━━━ Given records

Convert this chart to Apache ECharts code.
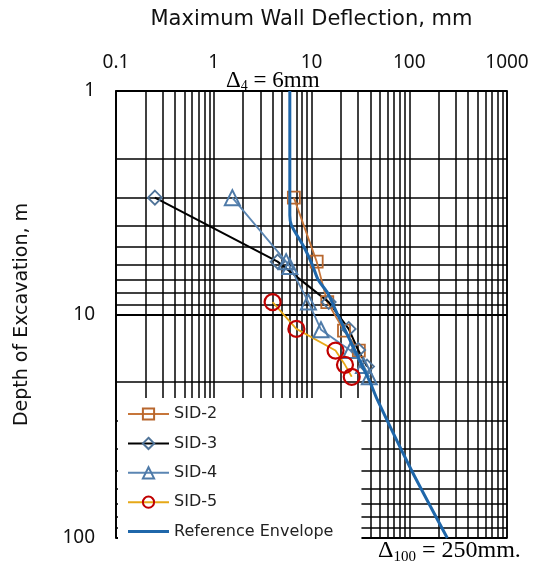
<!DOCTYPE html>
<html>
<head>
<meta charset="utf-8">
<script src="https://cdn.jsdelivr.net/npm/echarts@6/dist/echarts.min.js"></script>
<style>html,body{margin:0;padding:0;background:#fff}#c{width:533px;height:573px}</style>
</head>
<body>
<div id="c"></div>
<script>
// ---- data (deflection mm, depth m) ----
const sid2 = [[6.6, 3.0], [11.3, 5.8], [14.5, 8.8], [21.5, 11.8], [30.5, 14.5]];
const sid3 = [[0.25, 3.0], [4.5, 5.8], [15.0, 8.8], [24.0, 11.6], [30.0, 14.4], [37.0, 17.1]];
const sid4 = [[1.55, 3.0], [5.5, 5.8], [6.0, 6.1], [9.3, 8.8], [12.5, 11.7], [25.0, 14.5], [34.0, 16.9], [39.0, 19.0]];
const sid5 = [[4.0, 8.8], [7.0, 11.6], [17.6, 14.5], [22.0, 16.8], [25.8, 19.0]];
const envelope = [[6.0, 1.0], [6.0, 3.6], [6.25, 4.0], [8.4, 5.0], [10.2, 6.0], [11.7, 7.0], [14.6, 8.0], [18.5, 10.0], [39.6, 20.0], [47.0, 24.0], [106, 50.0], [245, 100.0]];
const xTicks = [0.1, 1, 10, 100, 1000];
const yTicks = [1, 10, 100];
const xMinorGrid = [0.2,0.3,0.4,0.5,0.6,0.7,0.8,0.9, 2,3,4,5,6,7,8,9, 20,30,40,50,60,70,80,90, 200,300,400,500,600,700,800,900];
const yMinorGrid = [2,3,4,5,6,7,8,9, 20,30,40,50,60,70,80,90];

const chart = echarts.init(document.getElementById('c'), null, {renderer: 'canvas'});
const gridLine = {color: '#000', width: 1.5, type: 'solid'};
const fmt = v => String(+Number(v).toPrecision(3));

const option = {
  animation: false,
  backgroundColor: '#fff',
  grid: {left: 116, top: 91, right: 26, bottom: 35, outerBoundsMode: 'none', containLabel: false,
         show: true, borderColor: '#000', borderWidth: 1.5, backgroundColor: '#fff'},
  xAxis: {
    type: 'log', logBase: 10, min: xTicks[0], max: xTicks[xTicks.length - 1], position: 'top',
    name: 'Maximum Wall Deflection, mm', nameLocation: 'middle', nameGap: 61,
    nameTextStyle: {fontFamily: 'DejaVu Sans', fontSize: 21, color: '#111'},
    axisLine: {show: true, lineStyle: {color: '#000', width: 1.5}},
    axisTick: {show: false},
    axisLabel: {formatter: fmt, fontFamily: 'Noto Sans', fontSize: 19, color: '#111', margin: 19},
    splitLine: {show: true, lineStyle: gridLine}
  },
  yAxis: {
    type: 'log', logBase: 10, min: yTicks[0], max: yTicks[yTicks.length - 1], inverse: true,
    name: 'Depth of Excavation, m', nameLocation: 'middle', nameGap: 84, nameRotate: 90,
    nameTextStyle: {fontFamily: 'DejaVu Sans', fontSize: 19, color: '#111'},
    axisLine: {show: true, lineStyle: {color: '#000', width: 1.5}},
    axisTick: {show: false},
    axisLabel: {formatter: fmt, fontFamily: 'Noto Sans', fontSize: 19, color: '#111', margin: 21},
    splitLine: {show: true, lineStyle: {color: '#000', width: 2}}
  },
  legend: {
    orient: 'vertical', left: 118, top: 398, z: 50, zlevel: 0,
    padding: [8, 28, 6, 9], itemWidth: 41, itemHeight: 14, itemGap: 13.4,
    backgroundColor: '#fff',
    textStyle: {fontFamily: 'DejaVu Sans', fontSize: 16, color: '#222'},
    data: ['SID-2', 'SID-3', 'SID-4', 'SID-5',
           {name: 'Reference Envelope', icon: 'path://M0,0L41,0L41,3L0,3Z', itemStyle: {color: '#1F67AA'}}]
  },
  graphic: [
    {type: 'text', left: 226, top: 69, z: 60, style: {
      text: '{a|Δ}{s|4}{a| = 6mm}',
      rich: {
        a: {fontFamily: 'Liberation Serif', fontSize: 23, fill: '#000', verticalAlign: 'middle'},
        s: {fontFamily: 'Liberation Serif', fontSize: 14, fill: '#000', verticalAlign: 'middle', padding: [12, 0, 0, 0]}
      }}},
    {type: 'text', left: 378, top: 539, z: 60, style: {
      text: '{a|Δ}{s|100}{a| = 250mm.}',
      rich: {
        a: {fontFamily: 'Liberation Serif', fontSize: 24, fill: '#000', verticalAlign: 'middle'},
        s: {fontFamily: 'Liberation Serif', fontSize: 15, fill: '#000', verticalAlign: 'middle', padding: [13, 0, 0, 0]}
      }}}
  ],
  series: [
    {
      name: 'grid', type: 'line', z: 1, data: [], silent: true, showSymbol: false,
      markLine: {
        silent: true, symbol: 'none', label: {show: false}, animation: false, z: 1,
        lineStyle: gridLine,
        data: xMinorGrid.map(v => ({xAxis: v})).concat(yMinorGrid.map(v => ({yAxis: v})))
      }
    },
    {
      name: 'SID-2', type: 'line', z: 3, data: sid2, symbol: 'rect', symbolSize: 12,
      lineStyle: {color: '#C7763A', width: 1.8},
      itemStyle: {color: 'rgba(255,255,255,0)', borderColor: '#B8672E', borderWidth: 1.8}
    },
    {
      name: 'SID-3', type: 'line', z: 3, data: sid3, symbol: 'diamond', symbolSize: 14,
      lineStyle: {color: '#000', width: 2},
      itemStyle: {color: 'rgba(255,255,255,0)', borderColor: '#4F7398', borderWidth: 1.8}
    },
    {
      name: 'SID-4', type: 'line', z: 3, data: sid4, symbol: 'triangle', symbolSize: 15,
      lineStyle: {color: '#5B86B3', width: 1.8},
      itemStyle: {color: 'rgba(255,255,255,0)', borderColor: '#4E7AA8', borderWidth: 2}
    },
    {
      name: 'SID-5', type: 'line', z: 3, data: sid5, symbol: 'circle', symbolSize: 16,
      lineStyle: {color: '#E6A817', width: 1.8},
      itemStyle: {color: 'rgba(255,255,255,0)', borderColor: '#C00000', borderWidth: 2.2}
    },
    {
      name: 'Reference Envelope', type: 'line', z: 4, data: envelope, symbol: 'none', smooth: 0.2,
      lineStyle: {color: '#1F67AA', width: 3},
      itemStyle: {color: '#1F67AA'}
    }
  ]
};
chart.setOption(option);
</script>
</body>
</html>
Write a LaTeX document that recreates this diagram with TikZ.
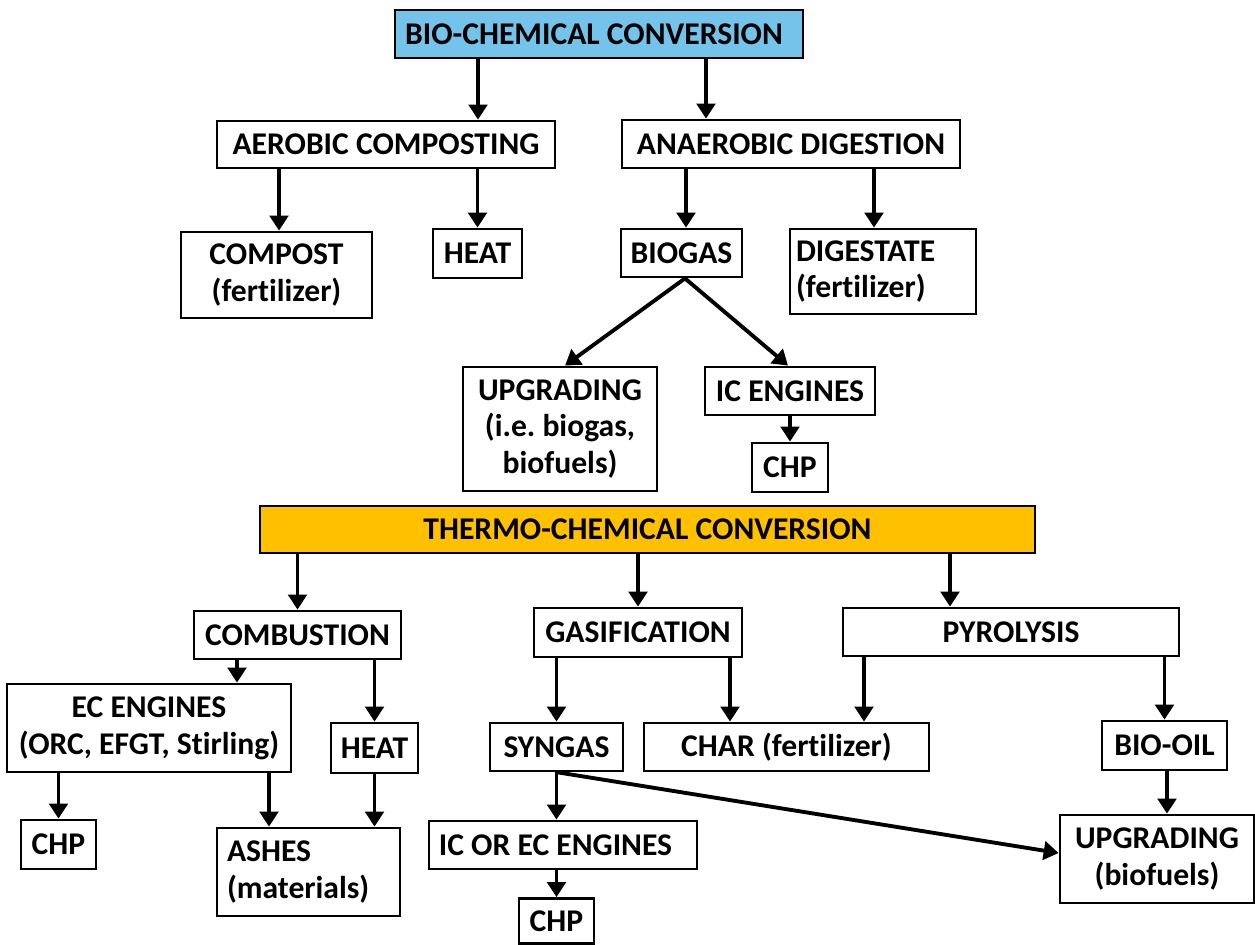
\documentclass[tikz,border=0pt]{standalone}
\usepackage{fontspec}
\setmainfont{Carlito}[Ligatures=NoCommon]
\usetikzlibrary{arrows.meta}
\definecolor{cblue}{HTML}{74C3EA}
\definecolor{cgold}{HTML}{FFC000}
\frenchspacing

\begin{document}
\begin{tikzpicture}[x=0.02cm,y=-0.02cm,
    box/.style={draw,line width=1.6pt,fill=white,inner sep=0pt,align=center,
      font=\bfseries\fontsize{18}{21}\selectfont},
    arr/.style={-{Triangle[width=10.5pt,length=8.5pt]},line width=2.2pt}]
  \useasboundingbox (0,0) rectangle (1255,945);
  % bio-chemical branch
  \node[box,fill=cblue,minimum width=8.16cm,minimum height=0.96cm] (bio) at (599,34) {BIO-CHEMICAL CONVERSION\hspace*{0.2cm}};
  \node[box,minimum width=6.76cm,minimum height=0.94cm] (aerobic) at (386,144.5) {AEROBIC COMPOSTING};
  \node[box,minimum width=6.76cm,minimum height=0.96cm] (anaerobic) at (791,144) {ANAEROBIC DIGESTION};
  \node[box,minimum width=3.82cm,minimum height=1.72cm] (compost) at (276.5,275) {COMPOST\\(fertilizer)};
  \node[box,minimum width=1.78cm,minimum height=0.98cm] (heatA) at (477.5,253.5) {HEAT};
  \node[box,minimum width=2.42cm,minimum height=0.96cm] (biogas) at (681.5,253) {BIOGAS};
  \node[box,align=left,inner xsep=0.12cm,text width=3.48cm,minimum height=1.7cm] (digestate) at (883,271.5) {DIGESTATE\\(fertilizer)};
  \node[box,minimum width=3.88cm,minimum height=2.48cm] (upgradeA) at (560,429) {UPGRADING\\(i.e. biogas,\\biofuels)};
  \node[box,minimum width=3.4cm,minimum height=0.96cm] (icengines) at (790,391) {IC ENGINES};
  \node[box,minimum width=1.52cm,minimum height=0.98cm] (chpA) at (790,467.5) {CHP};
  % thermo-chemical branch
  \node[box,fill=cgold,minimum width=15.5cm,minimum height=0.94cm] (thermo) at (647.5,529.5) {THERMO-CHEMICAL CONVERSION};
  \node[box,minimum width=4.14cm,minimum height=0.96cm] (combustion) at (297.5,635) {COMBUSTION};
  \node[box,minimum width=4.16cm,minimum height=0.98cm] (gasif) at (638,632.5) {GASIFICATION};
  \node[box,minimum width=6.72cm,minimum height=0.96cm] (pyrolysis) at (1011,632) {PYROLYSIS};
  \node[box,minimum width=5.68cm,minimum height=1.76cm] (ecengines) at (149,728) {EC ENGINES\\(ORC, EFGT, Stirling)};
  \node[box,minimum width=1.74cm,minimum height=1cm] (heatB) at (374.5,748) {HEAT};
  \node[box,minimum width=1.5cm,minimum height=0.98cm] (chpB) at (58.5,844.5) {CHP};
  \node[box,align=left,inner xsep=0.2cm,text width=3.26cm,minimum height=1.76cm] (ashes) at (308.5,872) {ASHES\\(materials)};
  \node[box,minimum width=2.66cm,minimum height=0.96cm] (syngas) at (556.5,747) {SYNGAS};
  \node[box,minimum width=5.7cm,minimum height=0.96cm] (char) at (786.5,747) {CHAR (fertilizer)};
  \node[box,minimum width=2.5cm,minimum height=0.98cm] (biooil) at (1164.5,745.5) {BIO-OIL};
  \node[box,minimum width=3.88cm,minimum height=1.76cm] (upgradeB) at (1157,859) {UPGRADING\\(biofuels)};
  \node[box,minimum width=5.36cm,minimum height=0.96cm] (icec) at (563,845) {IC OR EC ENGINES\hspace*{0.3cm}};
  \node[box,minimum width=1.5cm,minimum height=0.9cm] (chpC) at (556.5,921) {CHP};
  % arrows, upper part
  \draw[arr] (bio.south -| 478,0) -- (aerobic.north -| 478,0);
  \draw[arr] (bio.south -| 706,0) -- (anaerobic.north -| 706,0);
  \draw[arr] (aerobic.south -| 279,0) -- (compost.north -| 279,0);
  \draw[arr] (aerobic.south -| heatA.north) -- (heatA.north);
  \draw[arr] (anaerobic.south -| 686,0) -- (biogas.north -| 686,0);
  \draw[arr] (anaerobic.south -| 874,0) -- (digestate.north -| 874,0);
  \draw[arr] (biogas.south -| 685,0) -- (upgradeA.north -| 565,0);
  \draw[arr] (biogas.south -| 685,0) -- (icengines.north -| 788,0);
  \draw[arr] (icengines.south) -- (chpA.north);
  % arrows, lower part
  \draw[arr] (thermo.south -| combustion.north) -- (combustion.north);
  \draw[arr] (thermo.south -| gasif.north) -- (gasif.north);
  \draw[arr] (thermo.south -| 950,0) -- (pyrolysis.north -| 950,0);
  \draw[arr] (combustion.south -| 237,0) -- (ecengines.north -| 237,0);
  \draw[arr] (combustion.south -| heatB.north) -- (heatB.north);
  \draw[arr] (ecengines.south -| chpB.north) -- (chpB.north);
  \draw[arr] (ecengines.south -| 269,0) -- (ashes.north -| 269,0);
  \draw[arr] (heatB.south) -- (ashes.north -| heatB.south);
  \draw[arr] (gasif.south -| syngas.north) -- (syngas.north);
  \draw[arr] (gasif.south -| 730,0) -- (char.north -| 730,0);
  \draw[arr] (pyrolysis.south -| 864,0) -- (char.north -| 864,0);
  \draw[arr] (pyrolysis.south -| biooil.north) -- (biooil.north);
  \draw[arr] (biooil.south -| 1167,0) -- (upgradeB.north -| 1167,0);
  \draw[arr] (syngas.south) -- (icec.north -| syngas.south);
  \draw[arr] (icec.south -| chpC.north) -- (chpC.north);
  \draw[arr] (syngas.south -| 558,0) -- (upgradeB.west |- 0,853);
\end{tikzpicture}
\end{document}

━━━━━━

» **Aim**: Check every line of the data above for the string "this", and copy those that have it.

» **Problem solution**:
Convert this chart to Apache ECharts code.
Write a LaTeX document that recreates this diagram with TikZ.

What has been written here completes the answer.